--- DATA LINES ---
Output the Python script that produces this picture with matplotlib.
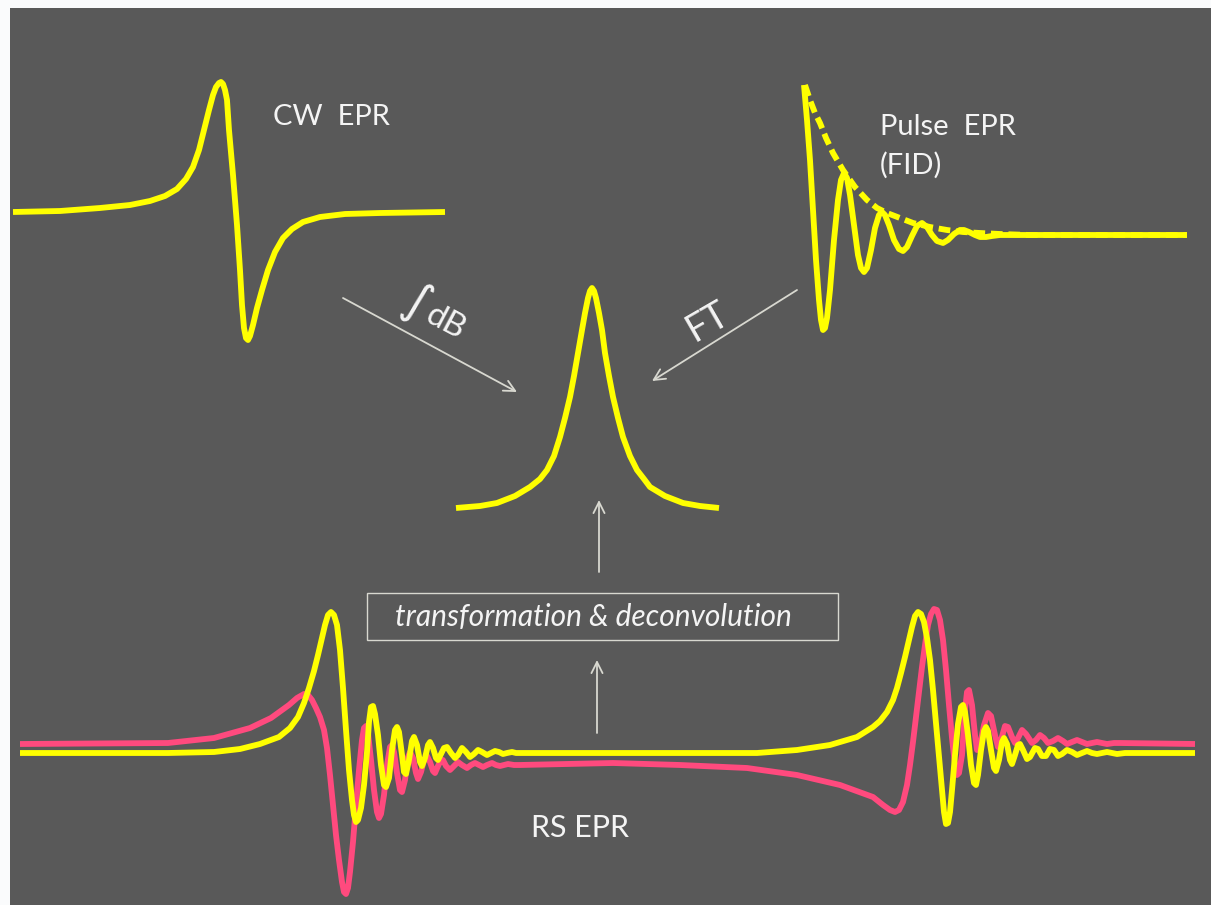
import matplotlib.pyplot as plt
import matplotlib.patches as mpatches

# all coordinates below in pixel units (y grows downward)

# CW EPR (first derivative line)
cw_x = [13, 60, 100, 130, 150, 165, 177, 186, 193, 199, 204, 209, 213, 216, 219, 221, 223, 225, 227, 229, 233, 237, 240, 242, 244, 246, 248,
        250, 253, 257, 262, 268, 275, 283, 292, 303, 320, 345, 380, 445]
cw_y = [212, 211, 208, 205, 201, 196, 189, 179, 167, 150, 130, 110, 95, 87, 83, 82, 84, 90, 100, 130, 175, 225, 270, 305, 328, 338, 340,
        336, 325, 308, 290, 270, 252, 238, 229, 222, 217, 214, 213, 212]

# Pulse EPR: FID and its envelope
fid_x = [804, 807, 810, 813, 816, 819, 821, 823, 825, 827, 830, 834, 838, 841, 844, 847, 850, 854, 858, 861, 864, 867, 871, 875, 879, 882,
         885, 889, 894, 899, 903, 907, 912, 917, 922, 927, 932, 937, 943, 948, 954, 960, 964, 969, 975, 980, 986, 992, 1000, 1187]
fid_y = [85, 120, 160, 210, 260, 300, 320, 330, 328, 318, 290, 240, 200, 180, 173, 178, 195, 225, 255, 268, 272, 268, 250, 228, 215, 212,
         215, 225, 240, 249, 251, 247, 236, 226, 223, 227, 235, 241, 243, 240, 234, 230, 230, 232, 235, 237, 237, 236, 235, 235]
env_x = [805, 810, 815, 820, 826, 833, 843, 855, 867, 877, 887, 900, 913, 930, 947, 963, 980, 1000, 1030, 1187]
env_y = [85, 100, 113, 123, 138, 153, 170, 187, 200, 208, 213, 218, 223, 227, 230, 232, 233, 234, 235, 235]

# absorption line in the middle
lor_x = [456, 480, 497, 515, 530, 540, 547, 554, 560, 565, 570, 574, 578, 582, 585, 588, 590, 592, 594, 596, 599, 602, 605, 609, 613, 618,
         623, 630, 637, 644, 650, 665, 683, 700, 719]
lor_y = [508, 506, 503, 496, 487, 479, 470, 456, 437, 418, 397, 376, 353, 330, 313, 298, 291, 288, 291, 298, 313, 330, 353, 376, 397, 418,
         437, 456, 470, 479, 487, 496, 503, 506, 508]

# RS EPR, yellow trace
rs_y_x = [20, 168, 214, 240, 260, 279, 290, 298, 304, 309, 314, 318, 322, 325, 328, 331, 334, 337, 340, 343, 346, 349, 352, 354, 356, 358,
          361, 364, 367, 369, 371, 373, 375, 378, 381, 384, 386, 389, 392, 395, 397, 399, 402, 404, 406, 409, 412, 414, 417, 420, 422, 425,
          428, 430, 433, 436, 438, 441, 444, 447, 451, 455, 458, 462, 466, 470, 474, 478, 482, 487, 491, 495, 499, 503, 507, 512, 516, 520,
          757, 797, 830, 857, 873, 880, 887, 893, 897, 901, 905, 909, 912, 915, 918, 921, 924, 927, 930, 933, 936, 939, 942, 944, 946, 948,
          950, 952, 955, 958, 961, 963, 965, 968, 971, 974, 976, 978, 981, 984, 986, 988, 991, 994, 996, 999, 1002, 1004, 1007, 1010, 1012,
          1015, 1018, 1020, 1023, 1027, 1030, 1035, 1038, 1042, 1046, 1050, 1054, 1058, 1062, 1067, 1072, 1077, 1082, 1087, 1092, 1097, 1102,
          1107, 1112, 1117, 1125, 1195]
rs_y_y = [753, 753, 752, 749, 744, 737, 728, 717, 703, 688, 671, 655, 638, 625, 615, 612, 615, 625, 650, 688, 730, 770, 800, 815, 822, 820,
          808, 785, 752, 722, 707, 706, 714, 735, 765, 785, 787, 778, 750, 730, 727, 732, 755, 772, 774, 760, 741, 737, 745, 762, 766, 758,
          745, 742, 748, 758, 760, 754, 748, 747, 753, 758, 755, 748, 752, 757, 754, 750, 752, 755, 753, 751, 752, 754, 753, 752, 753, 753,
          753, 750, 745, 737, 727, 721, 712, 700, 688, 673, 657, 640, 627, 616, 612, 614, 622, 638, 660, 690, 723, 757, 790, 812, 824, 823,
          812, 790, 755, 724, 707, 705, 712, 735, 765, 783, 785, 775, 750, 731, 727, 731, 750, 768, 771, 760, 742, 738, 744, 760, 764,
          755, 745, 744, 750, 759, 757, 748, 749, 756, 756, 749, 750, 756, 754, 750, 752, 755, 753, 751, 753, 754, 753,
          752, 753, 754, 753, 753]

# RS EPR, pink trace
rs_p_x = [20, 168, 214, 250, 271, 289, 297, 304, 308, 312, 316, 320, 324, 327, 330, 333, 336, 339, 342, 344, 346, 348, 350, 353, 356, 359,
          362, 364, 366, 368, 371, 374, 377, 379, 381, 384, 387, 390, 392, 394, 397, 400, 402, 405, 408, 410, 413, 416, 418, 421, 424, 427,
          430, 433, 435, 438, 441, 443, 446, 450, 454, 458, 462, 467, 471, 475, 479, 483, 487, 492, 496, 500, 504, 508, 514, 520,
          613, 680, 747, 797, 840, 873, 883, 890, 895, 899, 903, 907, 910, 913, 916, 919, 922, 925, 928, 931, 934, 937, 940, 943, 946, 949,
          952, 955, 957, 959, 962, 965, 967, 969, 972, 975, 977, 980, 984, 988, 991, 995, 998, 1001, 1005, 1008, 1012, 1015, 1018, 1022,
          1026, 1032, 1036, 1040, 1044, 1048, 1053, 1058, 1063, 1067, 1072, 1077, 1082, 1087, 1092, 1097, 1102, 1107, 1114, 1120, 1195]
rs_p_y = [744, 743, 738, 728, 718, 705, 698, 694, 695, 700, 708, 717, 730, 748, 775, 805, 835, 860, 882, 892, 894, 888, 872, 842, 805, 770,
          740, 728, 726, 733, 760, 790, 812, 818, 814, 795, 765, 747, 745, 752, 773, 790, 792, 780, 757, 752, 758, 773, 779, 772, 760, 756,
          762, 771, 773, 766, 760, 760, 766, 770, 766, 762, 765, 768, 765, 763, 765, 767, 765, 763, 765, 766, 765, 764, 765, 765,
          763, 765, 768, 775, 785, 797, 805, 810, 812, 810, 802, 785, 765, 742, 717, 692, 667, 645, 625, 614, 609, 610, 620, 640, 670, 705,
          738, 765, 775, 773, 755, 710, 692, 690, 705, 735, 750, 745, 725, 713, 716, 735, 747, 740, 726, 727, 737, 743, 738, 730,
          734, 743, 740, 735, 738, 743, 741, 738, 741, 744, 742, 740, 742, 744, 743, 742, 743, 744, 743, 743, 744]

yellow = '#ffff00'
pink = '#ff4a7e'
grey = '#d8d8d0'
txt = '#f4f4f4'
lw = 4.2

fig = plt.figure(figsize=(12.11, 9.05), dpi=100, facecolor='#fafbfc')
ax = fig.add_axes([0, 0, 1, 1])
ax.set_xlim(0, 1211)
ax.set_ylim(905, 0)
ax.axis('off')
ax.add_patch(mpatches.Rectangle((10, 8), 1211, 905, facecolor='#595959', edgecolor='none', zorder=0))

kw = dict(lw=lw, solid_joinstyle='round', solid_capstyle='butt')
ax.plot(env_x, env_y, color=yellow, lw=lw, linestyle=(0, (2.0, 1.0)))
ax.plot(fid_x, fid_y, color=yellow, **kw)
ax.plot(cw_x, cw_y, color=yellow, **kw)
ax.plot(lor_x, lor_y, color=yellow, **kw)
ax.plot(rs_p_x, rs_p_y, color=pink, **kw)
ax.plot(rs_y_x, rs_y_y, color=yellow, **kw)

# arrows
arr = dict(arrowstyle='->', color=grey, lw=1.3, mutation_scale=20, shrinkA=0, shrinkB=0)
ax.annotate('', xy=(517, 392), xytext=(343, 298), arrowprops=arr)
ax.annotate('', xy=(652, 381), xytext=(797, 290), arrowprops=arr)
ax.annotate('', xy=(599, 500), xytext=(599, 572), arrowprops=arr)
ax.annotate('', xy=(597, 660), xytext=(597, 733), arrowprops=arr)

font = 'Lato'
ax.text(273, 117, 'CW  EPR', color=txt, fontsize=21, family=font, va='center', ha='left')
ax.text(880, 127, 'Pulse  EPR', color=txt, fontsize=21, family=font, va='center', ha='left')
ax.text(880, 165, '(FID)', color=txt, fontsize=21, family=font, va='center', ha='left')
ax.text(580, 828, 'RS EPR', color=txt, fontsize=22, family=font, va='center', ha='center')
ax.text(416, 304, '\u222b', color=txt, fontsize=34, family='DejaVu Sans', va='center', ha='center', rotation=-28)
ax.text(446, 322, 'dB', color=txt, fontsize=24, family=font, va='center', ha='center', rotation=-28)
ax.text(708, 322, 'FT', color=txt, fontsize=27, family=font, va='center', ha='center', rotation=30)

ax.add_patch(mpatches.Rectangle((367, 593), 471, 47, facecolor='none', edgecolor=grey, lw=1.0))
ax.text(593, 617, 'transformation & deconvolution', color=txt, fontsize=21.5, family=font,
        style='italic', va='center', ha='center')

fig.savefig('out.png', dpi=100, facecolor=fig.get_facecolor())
---
TASK DESCRIPTION:
Write out again exactly the lines from the start of the data above through the line containing "214, 213, 212]", inclusive, excluding any pictures.

REPLY:
Output the Python script that produces this picture with matplotlib.
import matplotlib.pyplot as plt
import matplotlib.patches as mpatches

# all coordinates below in pixel units (y grows downward)

# CW EPR (first derivative line)
cw_x = [13, 60, 100, 130, 150, 165, 177, 186, 193, 199, 204, 209, 213, 216, 219, 221, 223, 225, 227, 229, 233, 237, 240, 242, 244, 246, 248,
        250, 253, 257, 262, 268, 275, 283, 292, 303, 320, 345, 380, 445]
cw_y = [212, 211, 208, 205, 201, 196, 189, 179, 167, 150, 130, 110, 95, 87, 83, 82, 84, 90, 100, 130, 175, 225, 270, 305, 328, 338, 340,
        336, 325, 308, 290, 270, 252, 238, 229, 222, 217, 214, 213, 212]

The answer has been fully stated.